YouTube offered her a plethora of videos on different mediums, and she felt most drawn to ceramics, something she had never tried before. She also revisited the stories of well-known African American female sculptors that had inspired her rug work.

She took a few classes, then thought there must be a place for someone like her, someone in transition. Enter: Greenwich House Pottery, where Barnett was accepted as a resident artist. For four months in late 2018, she had a space to herself to work with her hands again.

By the end, Barnett had created 25 hand-built vessels inspired by mud house designs in such places as Ghana, Burkina Faso and Nigeria. Barnett now includes fine art, as well as commercial design, in the repertoire of Malene B.

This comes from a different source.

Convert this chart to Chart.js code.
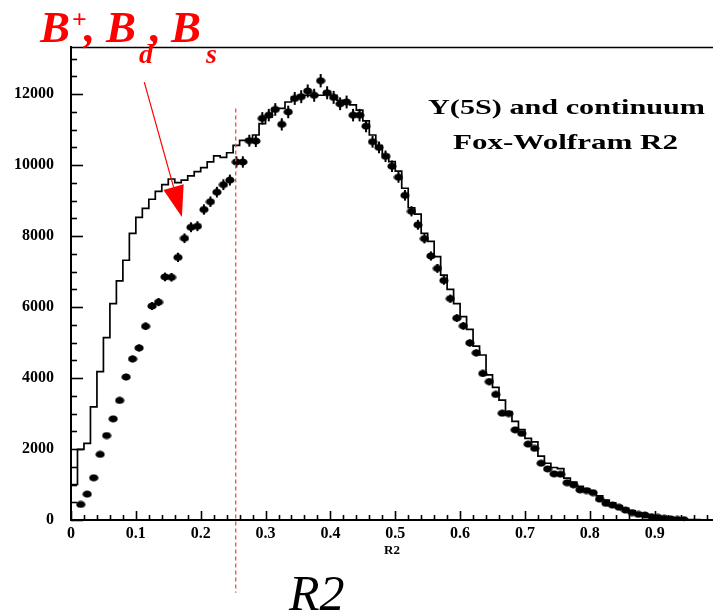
<!DOCTYPE html>
<html><head><meta charset="utf-8">
<script src="https://cdn.jsdelivr.net/npm/chart.js@4.4.1/dist/chart.umd.min.js"></script>
<style>html,body{margin:0;padding:0;background:#fff;overflow:hidden}#wrap{width:713px;height:612px;position:relative}</style>
</head><body><div id="wrap"><canvas id="c" width="713" height="612"></canvas></div>
<script>
// ---- categories: R2 bin centres (bin width 0.01) ----
const R2_BINS = [0.005,0.015,0.025,0.035,0.045,0.055,0.065,0.075,0.085,0.095,
0.105,0.115,0.125,0.135,0.145,0.155,0.165,0.175,0.185,0.195,
0.205,0.215,0.225,0.235,0.245,0.255,0.265,0.275,0.285,0.295,
0.305,0.315,0.325,0.335,0.345,0.355,0.365,0.375,0.385,0.395,
0.405,0.415,0.425,0.435,0.445,0.455,0.465,0.475,0.485,0.495,
0.505,0.515,0.525,0.535,0.545,0.555,0.565,0.575,0.585,0.595,
0.605,0.615,0.625,0.635,0.645,0.655,0.665,0.675,0.685,0.695,
0.705,0.715,0.725,0.735,0.745,0.755,0.765,0.775,0.785,0.795,
0.805,0.815,0.825,0.835,0.845,0.855,0.865,0.875,0.885,0.895,
0.905,0.915,0.925,0.935,0.945,0.955,0.965,0.975,0.985,0.995];
const BIN_HALF = 0.005;

// ---- histogram (continuum + signal MC, stepped line) ----
const HIST = [1000,1990,2160,3190,4180,5140,6100,6740,7320,8080,
8530,8780,9040,9260,9450,9610,9510,9580,9700,9820,
9930,10090,10260,10220,10350,10560,10700,10730,10850,11170,
11350,11600,11600,11780,11920,11970,11970,11970,11970,12070,
11970,11830,11780,11700,11550,11250,10850,10550,10300,10100,
9830,9350,8800,8620,8080,7850,7420,6900,6500,6100,
5730,5370,4900,4650,4090,3740,3380,3050,2780,2550,
2300,2200,1800,1600,1480,1450,1180,1070,950,870,
780,680,560,480,400,330,260,200,160,120,
90,65,45,30,20,12,8,5,3,2];

// ---- data points ----
const DATA = [null,440,730,1190,1850,2380,2850,3370,4030,4540,
4850,5460,6030,6140,6850,6840,7400,7940,8250,8280,
8750,8970,9240,9450,9580,10090,10090,10690,10680,11320,
11410,11570,11150,11500,11880,11930,12090,11970,12380,12040,
11910,11730,11780,11410,11410,11100,10660,10500,10250,9970,
9660,9150,8700,8320,7930,7440,7090,6750,6240,5690,
5470,4990,4710,4130,3900,3540,3010,3000,2540,2440,
2140,2020,1600,1440,1300,1290,1050,990,850,830,
770,590,470,420,360,280,210,160,140,95,
75,50,30,18,10,null,null,null,null,null];

// ---- axes ----
const X_TICKS = [0,0.1,0.2,0.3,0.4,0.5,0.6,0.7,0.8,0.9];
const X_TICK_LABELS = ['0','0.1','0.2','0.3','0.4','0.5','0.6','0.7','0.8','0.9'];
const Y_TICKS = [0,2000,4000,6000,8000,10000,12000];
const Y_TICK_LABELS = ['0','2000','4000','6000','8000','10000','12000'];
const X_RANGE = [0, 0.99];
const Y_RANGE = [0, 13330];
const X_MINOR = 0.02, Y_MINOR = 500;

// ---- annotations ----
const CUT_R2 = 0.254;
const CUT_SPAN = [11600, -2050];
const ARROW_FROM = {x: 0.113, y: 12340};
const ARROW_TIP = {x: 0.171, y: 8540};
const TITLE_LINES = ['Y(5S) and continuum', 'Fox-Wolfram R2'];
const AXIS_TITLE = 'R2';
const BIG_LABEL = 'R2';

// ---- build tables ----
const histPts = [{x: 0, y: 0}];
R2_BINS.forEach((c, i) => histPts.push({x: +(c - BIN_HALF).toFixed(4), y: HIST[i]}));
histPts.push({x: +(R2_BINS[R2_BINS.length - 1] + BIN_HALF).toFixed(4), y: HIST[HIST.length - 1]});
const dataPts = [];
R2_BINS.forEach((c, i) => { if (DATA[i] !== null) dataPts.push({x: c, y: DATA[i]}); });

// ellipse marker
const dot = document.createElement('canvas');
dot.width = 10; dot.height = 8;
(function(){const g = dot.getContext('2d'); g.fillStyle = '#000'; g.beginPath(); g.ellipse(5, 4, 4.6, 3.6, 0, 0, Math.PI*2); g.fill();})();

function stretchText(ctx, text, x, y, font, width, align) {
  ctx.save();
  ctx.font = font;
  const w = ctx.measureText(text).width;
  const s = width / w;
  ctx.translate(align === 'center' ? x - width/2 : x, y);
  ctx.scale(s, 1);
  ctx.textAlign = 'left';
  ctx.fillText(text, 0, 0);
  ctx.restore();
}

const deco = {
  id: 'deco',
  afterDatasetsDraw(chart) {
    const ctx = chart.ctx;
    const meta = chart.getDatasetMeta(1);
    const ds = chart.data.datasets[1].data;
    ctx.save();
    ctx.strokeStyle = '#000'; ctx.lineWidth = 2;
    meta.data.forEach((pt, i) => {
      const hl = 1.5 + 5 * ds[i].y / 12000;
      ctx.beginPath(); ctx.moveTo(pt.x, pt.y - hl); ctx.lineTo(pt.x, pt.y + hl); ctx.stroke();
    });
    ctx.restore();
  },
  afterDraw(chart) {
    const ctx = chart.ctx, xs = chart.scales.x, ys = chart.scales.y, a = chart.chartArea;
    ctx.save();
    // inside ticks
    ctx.strokeStyle = '#000'; ctx.lineWidth = 1.6;
    for (let k = 0; k * Y_MINOR <= Y_RANGE[1]; k++) {
      const v = k * Y_MINOR, y = Math.round(ys.getPixelForValue(v)) + 0.5;
      const len = (v % 2000 === 0) ? 12 : 6;
      ctx.beginPath(); ctx.moveTo(a.left, y); ctx.lineTo(a.left + len, y); ctx.stroke();
    }
    for (let k = 0; k * X_MINOR <= X_RANGE[1] + 1e-9; k++) {
      const x = Math.round(xs.getPixelForValue(k * X_MINOR)) + 0.5;
      const len = (k % 5 === 0) ? 9 : 5;
      ctx.beginPath(); ctx.moveTo(x, a.bottom); ctx.lineTo(x, a.bottom - len); ctx.stroke();
    }
    // top frame
    ctx.lineWidth = 1.6;
    ctx.beginPath(); ctx.moveTo(a.left, a.top + 0.5); ctx.lineTo(a.right, a.top + 0.5); ctx.stroke();
    // cut line
    const cx = xs.getPixelForValue(CUT_R2);
    ctx.strokeStyle = 'rgb(255,70,70)'; ctx.lineWidth = 1.3; ctx.setLineDash([4, 3]);
    ctx.beginPath(); ctx.moveTo(cx, ys.getPixelForValue(CUT_SPAN[0])); ctx.lineTo(cx, ys.getPixelForValue(CUT_SPAN[1])); ctx.stroke();
    ctx.setLineDash([]);
    // arrow
    const x0 = xs.getPixelForValue(ARROW_FROM.x), y0 = ys.getPixelForValue(ARROW_FROM.y);
    const x1 = xs.getPixelForValue(ARROW_TIP.x), y1 = ys.getPixelForValue(ARROW_TIP.y);
    const L = Math.hypot(x1 - x0, y1 - y0), ux = (x1 - x0) / L, uy = (y1 - y0) / L;
    const hlen = 31, hw = 10.5;
    const bx = x1 - ux * hlen, by = y1 - uy * hlen;
    ctx.strokeStyle = '#ff0000'; ctx.fillStyle = '#ff0000'; ctx.lineWidth = 1.2;
    ctx.beginPath(); ctx.moveTo(x0, y0); ctx.lineTo(bx, by); ctx.stroke();
    ctx.beginPath(); ctx.moveTo(x1, y1); ctx.lineTo(bx - uy * hw, by + ux * hw); ctx.lineTo(bx + uy * hw, by - ux * hw); ctx.closePath(); ctx.fill();
    // red particle label
    ctx.textBaseline = 'alphabetic'; ctx.textAlign = 'left';
    const big = 'italic bold 45px "Liberation Serif"', sub = 'italic bold 28px "Liberation Serif"';
    ctx.font = big; ctx.fillText('B', 40, 42);
    ctx.font = 'bold 26px "Liberation Serif"'; ctx.fillText('+', 72, 28);
    ctx.font = big; ctx.fillText(',', 84, 42);
    ctx.fillText('B', 106, 42);
    ctx.font = sub; ctx.fillText('d', 139, 63);
    ctx.font = big; ctx.fillText(',', 150, 42);
    ctx.fillText('B', 171, 42);
    ctx.font = sub; ctx.fillText('s', 206, 63);
    // title lines
    ctx.fillStyle = '#000';
    stretchText(ctx, TITLE_LINES[0], 566.5, 113.5, 'bold 22px "Liberation Serif"', 277, 'center');
    stretchText(ctx, TITLE_LINES[1], 565.5, 148.5, 'bold 22px "Liberation Serif"', 225, 'center');
    // big R2
    ctx.font = 'italic 50px "Liberation Serif"';
    ctx.fillText(BIG_LABEL, 289, 610);
    ctx.restore();
  }
};

const tickFont = {family: 'Liberation Serif', weight: 'bold', size: 16};
new Chart(document.getElementById('c'), {
  type: 'scatter',
  data: {datasets: [
    {label: 'continuum', data: histPts, showLine: true, stepped: 'before', borderColor: '#000', borderWidth: 1.7,
     pointRadius: 0, fill: false, order: 2},
    {label: 'data', data: dataPts, showLine: false, pointStyle: dot, pointRadius: 4, backgroundColor: '#000',
     borderColor: '#000', order: 1}
  ]},
  options: {
    responsive: false, animation: false, devicePixelRatio: 1,
    layout: {autoPadding: false, padding: {top: 47, right: 0, bottom: 0, left: 0}},
    plugins: {legend: {display: false}, tooltip: {enabled: false}},
    scales: {
      x: {type: 'linear', min: X_RANGE[0], max: X_RANGE[1],
        grid: {display: false, drawTicks: false}, border: {display: true, color: '#000', width: 2},
        afterBuildTicks: s => { s.ticks = X_TICKS.map(v => ({value: v})); },
        afterFit: s => { s.height = 92; s.paddingLeft = 0; s.paddingRight = 0; },
        ticks: {padding: 4, font: tickFont, color: '#000', maxRotation: 0, autoSkip: false,
          callback: (v, i) => X_TICK_LABELS[i]},
        title: {display: true, text: AXIS_TITLE, color: '#000',
          font: {family: 'Liberation Serif', weight: 'bold', size: 13}, padding: {top: 0, bottom: 54}}
      },
      y: {type: 'linear', min: Y_RANGE[0], max: Y_RANGE[1],
        grid: {display: false, drawTicks: false}, border: {display: true, color: '#000', width: 2},
        afterBuildTicks: s => { s.ticks = Y_TICKS.map(v => ({value: v})); },
        afterFit: s => { s.width = 71; s.paddingTop = 0; s.paddingBottom = 0; },
        ticks: {padding: 17, font: tickFont, color: '#000', autoSkip: false,
          callback: (v, i) => Y_TICK_LABELS[i]}
      }
    }
  },
  plugins: [deco]
});
</script></body></html>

The experience helped Barnett realize how much creativity can be lost when working as a commercial designer, thoughts filled with numbers and budgets. “What’s key is we always have to have that creative outlet” as well as the technical side, she says. “There’s this fear that [interior designers] can’t go back [to exploring other mediums]. There’s a perception of how their business is going to look.”

Who says there had to be a separation between fine art and functional design? “I’m seeing more designers tapping back into their art and vice versa,” Barnett says.

As for her, Barnett says her mother told her she was always playing in the mud as a kid. “I’ve come full circle,” she says with a laugh.

Inspiring the Next Generation

As she looks toward the future, Barnett aims to focus on those who will follow her in the industry.

“Challenges of black artists in this industry are not new,” she says. “I think about my days when I was in design school and looking for role models who looked like me. It was always a challenge.”

In 2018, Barnett called out the New York Design Center’s What’s New, What’s Next event, held every fall and spring, on social media. Not one black designer was moderating or speaking that year. Barnett thought, how many times are they going to send this message?

She’d connected with many black artists and designers in New York, as well as globally during her travels. She reached out to colleagues and friends and put together the Black Artists + Designers Guild.

“We need to put this out there to show that there’s no excuses on how we’re not visible or we’re not there,” Barnett explains.

What’s Next

Combining clay and carpet is something Barnett is thinking about next, from treating wall surfaces with clay to create texture, to incorporating carpets on the wall. She hopes to do a solo show with both her clay and carpet work.

“I want to blur the line between art and design and create more installation opportunities for that,” she says. “I’m looking to create my own language within patterns. That’s what we do when it comes to black culture. Patterns have meaning and symbolism, so I’m looking at figuring out how to create that and representing the black experience today in America.”

Barnett doesn’t have to be limited to just one label, after all. She’s a designer, an artist, a sculptor, a maker, a creator. The list can go on.